Unicode simply lists all possible combinations in dictionary order starting from U+AC00. So you can take any code point and split out the 초성, 중성 and 종성 using simple arithmetic, just like you can figure out Latin alphabets from their ASCII codes.

hyeonwho4 20 hours ago | parent [-]

초성 = initial sound (consonant) 중성 = middle sound (vowel) 종성 = final sound (consonant)

My understanding is that there are two possible unicode encodings of Korean, one of which (MacOS) is sound by sound instead of syllable by syllable (Windows). This is why Korean UTF-8 filenames from MacOS appear broken on modern Windows machines.

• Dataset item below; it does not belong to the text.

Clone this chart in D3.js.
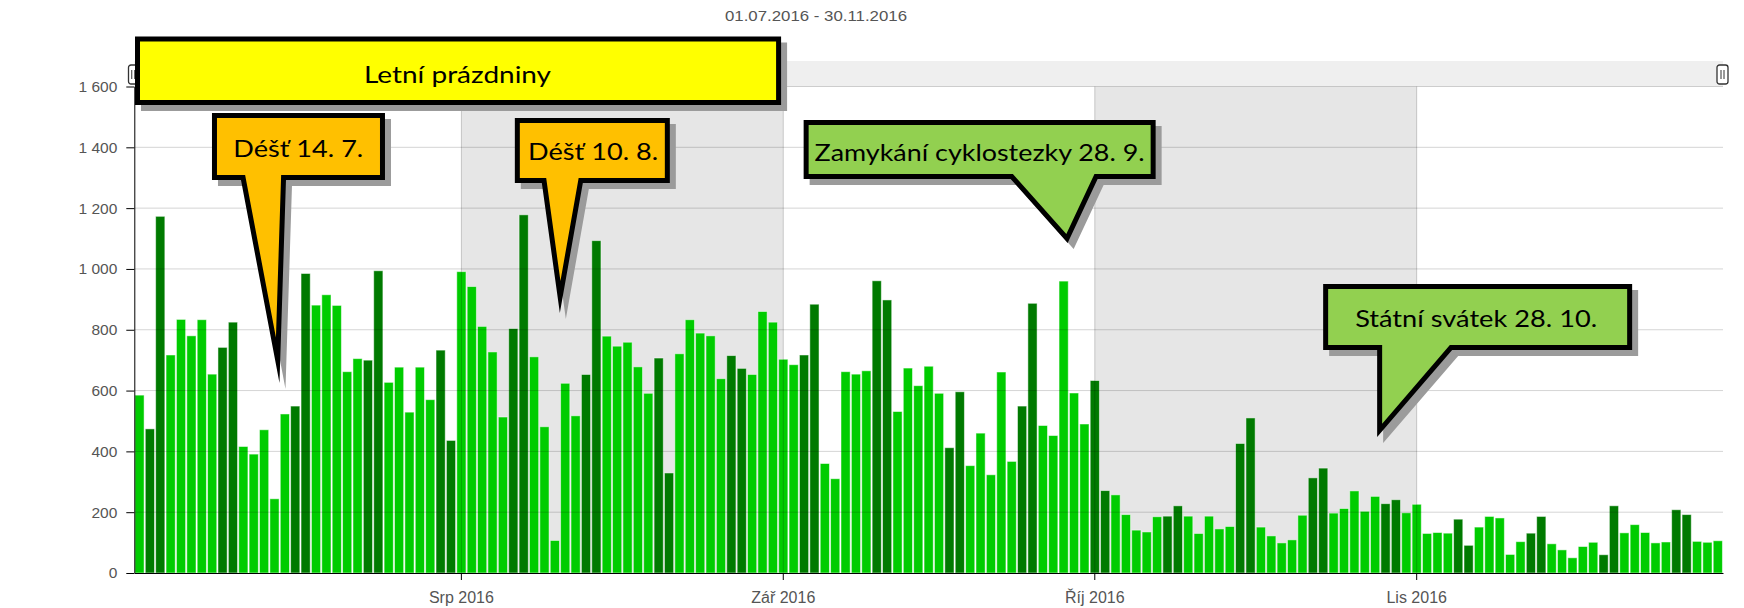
<!DOCTYPE html>
<html>
<head>
<meta charset="utf-8">
<style>
  body { margin: 0; background: #fff; }
  svg { display: block; }
  .axis text { font-family: "Liberation Sans", Arial, sans-serif; font-size: 15.5px; fill: #555; }
  .axis path, .axis line { stroke: #000; }
</style>
</head>
<body>
<svg width="1744" height="608"></svg>
<script src="https://d3js.org/d3.v7.min.js"></script>
<script>
  // daily counts, 1.7.2016 - 30.11.2016
  var julValues = [585, 474, 1173, 717, 834, 780, 833, 654, 742, 825,
                   416, 391, 471, 244, 523, 549, 985, 881, 915, 880,
                   662, 705, 700, 994, 627, 677, 529, 677, 570, 733, 436];
  var augValues = [991, 942, 811, 727, 513, 804, 1178, 711, 481, 107,
                   624, 517, 653, 1093, 779, 746, 759, 678, 591, 707,
                   329, 721, 833, 789, 780, 639, 715, 673, 653, 860, 825];
  var sepValues = [703, 685, 717, 884, 360, 310, 662, 654, 665, 961,
                   898, 531, 674, 616, 680, 591, 412, 596, 353, 460,
                   323, 661, 367, 549, 887, 485, 452, 960, 592, 490];
  var octValues = [633, 271, 257, 192, 141, 135, 185, 187, 221, 187,
                   130, 187, 145, 153, 426, 510, 151, 122, 99, 109,
                   190, 313, 345, 197, 212, 270, 203, 252, 228, 241, 198];
  var novValues = [226, 130, 133, 131, 177, 91, 151, 186, 181, 61,
                   103, 131, 186, 96, 76, 50, 87, 101, 60, 221,
                   132, 159, 133, 99, 102, 208, 192, 104, 101, 106];

  var startDate = new Date(2016, 6, 1);
  var titleText = "01.07.2016 - 30.11.2016";
  var yTicks = [0, 200, 400, 600, 800, 1000, 1200, 1400, 1600];
  var monthStarts = [new Date(2016, 7, 1), new Date(2016, 8, 1), new Date(2016, 9, 1), new Date(2016, 10, 1)];
  var monthLabels = ["Srp 2016", "Zář 2016", "Říj 2016", "Lis 2016"];
  var holidayText = "Letní prázdniny";

  var notes = [
    { text: "Déšť 14. 7.", date: new Date(2016, 6, 14), value: 625, fill: "#ffc000" },
    { text: "Déšť 10. 8.", date: new Date(2016, 7, 10), value: 855, fill: "#ffc000" },
    { text: "Zamykání cyklostezky 28. 9.", date: new Date(2016, 8, 28), value: 1085, fill: "#92d050" },
    { text: "Státní svátek 28. 10.", date: new Date(2016, 9, 28), value: 447, fill: "#92d050" }
  ];

  // callout shapes relative to the tip (pixels)
  var noteLayout = [
    { dx: 5, box: [-67.5, -270, 105.5, -203], base: [-38.5, 6.5], tx: 18.8, ty: -226, tw: 130 },
    { dx: 5, box: [-45, -195, 110, -130], base: [-18, 23], tx: 33.3, ty: -152.7, tw: 130 },
    { dx: 4, box: [-264, -123, 88, -64], base: [-57, 30], tx: -88, ty: -82.3, tw: 330 },
    { dx: 2, box: [-54, -153, 255, -87], base: [0, 75], tx: 99, ty: -109.6, tw: 242 }
  ];

  var values = julValues.concat(augValues, sepValues, octValues, novValues);
  var days = d3.timeDay.range(startDate, d3.timeDay.offset(startDate, values.length));
  var data = days.map(function(d, i) { return { date: d, value: values[i] }; });

  var svg = d3.select("svg"),
    plotL = 134.3, plotR = 1723, plotT = 86.5, plotB = 573;

  var x = d3.scaleBand().domain(days).range([plotL, plotR]);
  var y = d3.scaleLinear().domain([0, 1600]).range([plotB, plotT]);
  var xc = function(d) { return x(d) + x.bandwidth() / 2; };

  var locale = d3.formatLocale({ decimal: ",", thousands: " ", grouping: [3], currency: ["", " Kč"] });

  // title
  svg.append("text")
    .attr("x", 816).attr("y", 20.7)
    .attr("text-anchor", "middle")
    .attr("font-family", "Liberation Sans, Arial, sans-serif")
    .attr("font-size", 14.5)
    .attr("fill", "#555")
    .attr("textLength", 182).attr("lengthAdjust", "spacingAndGlyphs")
    .text(titleText);

  // scrollbar strip above the plot
  svg.append("rect")
    .attr("x", plotL).attr("y", 61)
    .attr("width", plotR - plotL).attr("height", plotT - 61)
    .attr("fill", "#efefef");

  // shaded months (Aug, Oct)
  svg.append("g").selectAll("rect")
    .data([[monthStarts[0], monthStarts[1]], [monthStarts[2], monthStarts[3]]])
    .enter().append("rect")
    .attr("x", function(d) { return xc(d[0]); })
    .attr("width", function(d) { return xc(d[1]) - xc(d[0]); })
    .attr("y", plotT).attr("height", plotB - plotT)
    .attr("fill", "#e6e6e6");

  // bars
  svg.append("g").selectAll("rect")
    .data(data)
    .enter().append("rect")
    .attr("x", function(d) { return x(d.date) + 0.6; })
    .attr("width", x.bandwidth() - 1.2)
    .attr("y", function(d) { return y(d.value); })
    .attr("height", function(d) { return plotB - y(d.value); })
    .attr("fill", function(d) {
      var wd = d.date.getDay();
      return (wd === 0 || wd === 6) ? "#007a00" : "#00cc00";
    })
    .attr("stroke", "rgba(255,255,255,0.55)")
    .attr("stroke-width", 0.9);

  // grid lines drawn over the bars
  svg.append("g").selectAll("line")
    .data(yTicks.slice(1))
    .enter().append("line")
    .attr("x1", plotL).attr("x2", plotR)
    .attr("y1", function(d) { return y(d); }).attr("y2", function(d) { return y(d); })
    .attr("stroke", "rgba(0,0,0,0.17)");

  svg.append("g").selectAll("line")
    .data(monthStarts)
    .enter().append("line")
    .attr("x1", xc).attr("x2", xc)
    .attr("y1", plotT).attr("y2", plotB)
    .attr("stroke", "rgba(0,0,0,0.18)");

  // axes
  svg.append("g")
    .attr("class", "axis")
    .attr("transform", "translate(" + plotL + ",0)")
    .call(d3.axisLeft(y).tickValues(yTicks).tickSize(8).tickSizeOuter(0).tickPadding(9)
      .tickFormat(locale.format(",d")));

  svg.append("g")
    .attr("class", "axis")
    .attr("transform", "translate(0," + plotB + ")")
    .call(d3.axisBottom(x).tickValues(monthStarts).tickSize(7).tickSizeOuter(0).tickPadding(11.5)
      .tickFormat(function(d, i) { return monthLabels[i]; }))
    .selectAll("text").style("font-size", "16px");

  // scrollbar handles
  [[128.5, 9.5], [1717, 11]].forEach(function(h) {
    var g = svg.append("g").attr("transform", "translate(" + h[0] + ",65)");
    g.append("rect").attr("width", h[1]).attr("height", 19).attr("rx", 2.5)
      .attr("fill", "#fff").attr("stroke", "#333").attr("stroke-width", 1.3);
    [h[1] / 2 - 1.5, h[1] / 2 + 1.5].forEach(function(lx) {
      g.append("line").attr("x1", lx).attr("x2", lx).attr("y1", 5).attr("y2", 14)
        .attr("stroke", "#333").attr("stroke-width", 1);
    });
  });

  // --- callouts ---
  // inner outline of a polygon, offset by d (mitered corners)
  function inset(pts, d) {
    var n = pts.length, lines = [];
    for (var i = 0; i < n; i++) {
      var a = pts[i], b = pts[(i + 1) % n];
      var ux = b[0] - a[0], uy = b[1] - a[1], len = Math.hypot(ux, uy);
      ux /= len; uy /= len;
      lines.push({ p: [a[0] - uy * d, a[1] + ux * d], u: [ux, uy] });
    }
    var out = [];
    for (var j = 0; j < n; j++) {
      var A = lines[(j - 1 + n) % n], B = lines[j];
      var cr = A.u[0] * B.u[1] - A.u[1] * B.u[0];
      var bx = B.p[0] - A.p[0], by = B.p[1] - A.p[1];
      var t = (bx * B.u[1] - by * B.u[0]) / cr;
      out.push([A.p[0] + t * A.u[0], A.p[1] + t * A.u[1]]);
    }
    return out;
  }

  var line = d3.line().curve(d3.curveLinearClosed);

  function callout(pts, fill) {
    var g = svg.append("g");
    g.append("path").attr("d", line(pts)).attr("transform", "translate(6,6)").attr("fill", "#9b9b9b");
    g.append("path").attr("d", line(pts)).attr("fill", "#000");
    g.append("path").attr("d", line(inset(pts, 5))).attr("fill", fill);
    return g;
  }

  // summer holidays box, spanning July and August
  var hl = x(days[0]) + 0.7, hr = x(monthStarts[1]) + 3,
    ht = y(1600) - 50, hb = y(1600) + 18.5;
  callout([[hl, ht], [hr, ht], [hr, hb], [hl, hb]], "#ffff00")
    .append("text")
    .attr("x", 457.5).attr("y", 82.8)
    .attr("text-anchor", "middle")
    .attr("font-family", "Lato, 'Open Sans', sans-serif")
    .attr("font-size", 23.5)
    .attr("textLength", 187).attr("lengthAdjust", "spacingAndGlyphs")
    .text(holidayText);

  notes.forEach(function(n, i) {
    var l = noteLayout[i];
    var tx = xc(n.date) + l.dx, ty = y(n.value);
    var L = tx + l.box[0], T = ty + l.box[1], R = tx + l.box[2], B = ty + l.box[3];
    var pts = [[L, T], [R, T], [R, B], [tx + l.base[1], B], [tx, ty], [tx + l.base[0], B], [L, B]];
    callout(pts, n.fill)
      .append("text")
      .attr("x", tx + l.tx).attr("y", ty + l.ty)
      .attr("text-anchor", "middle")
      .attr("font-family", "Lato, 'Open Sans', sans-serif")
      .attr("font-size", 24)
      .attr("textLength", l.tw).attr("lengthAdjust", "spacingAndGlyphs")
      .text(n.text);
  });
</script>
</body>
</html>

kijin 14 hours ago | parent [-]

Yeah, it's stupid that Windows can't normalize the two completely valid ways of expressing Hangul in Unicode. If they can process e + acute accent = é, they should be able to do ㄱ + ㅏ = 가.

Having said that, MacOS also made the strange choice of expressing Hangul using the Hangul Jamo (by sound) Unicode block even when there are equivalent precomposed symbols in the Hangul Syllables block. Encoding each sound individually takes up 2-3 times more storage, just like with accented characters in Latin. Besides, if you just list sounds and rely on them to be combined automatically, what do you do when you legitimately want to write a sequence of uncombined sounds, like ㄱㅏㅁ instead of 감?

samatman 19 hours ago | parent | prev [-]

Rare WalterBright L taken in that thread.

Sure, Unicode isn't the Platonic ideal of a character encoding. It has warts, legacy features, and.. and it is a universal encoding of all human writing. What an exceptional and incredible accomplishment.

Could you replace it with something better designed?

No. No, you cannot. You can in principle design something better, but that's a completely different, quixotic, and useless task.

It's also far from impossible to implement Unicode 'correctly', folks not only can, but do, routinely. It's extensively well documented, there's example code, it's just work.

Also, if your game plan for Unicode-D includes removing the most beloved and consistently demanded feature, emoji: then no, that person in particular is not capable even in principle of designing something better. That game has been lost before it began.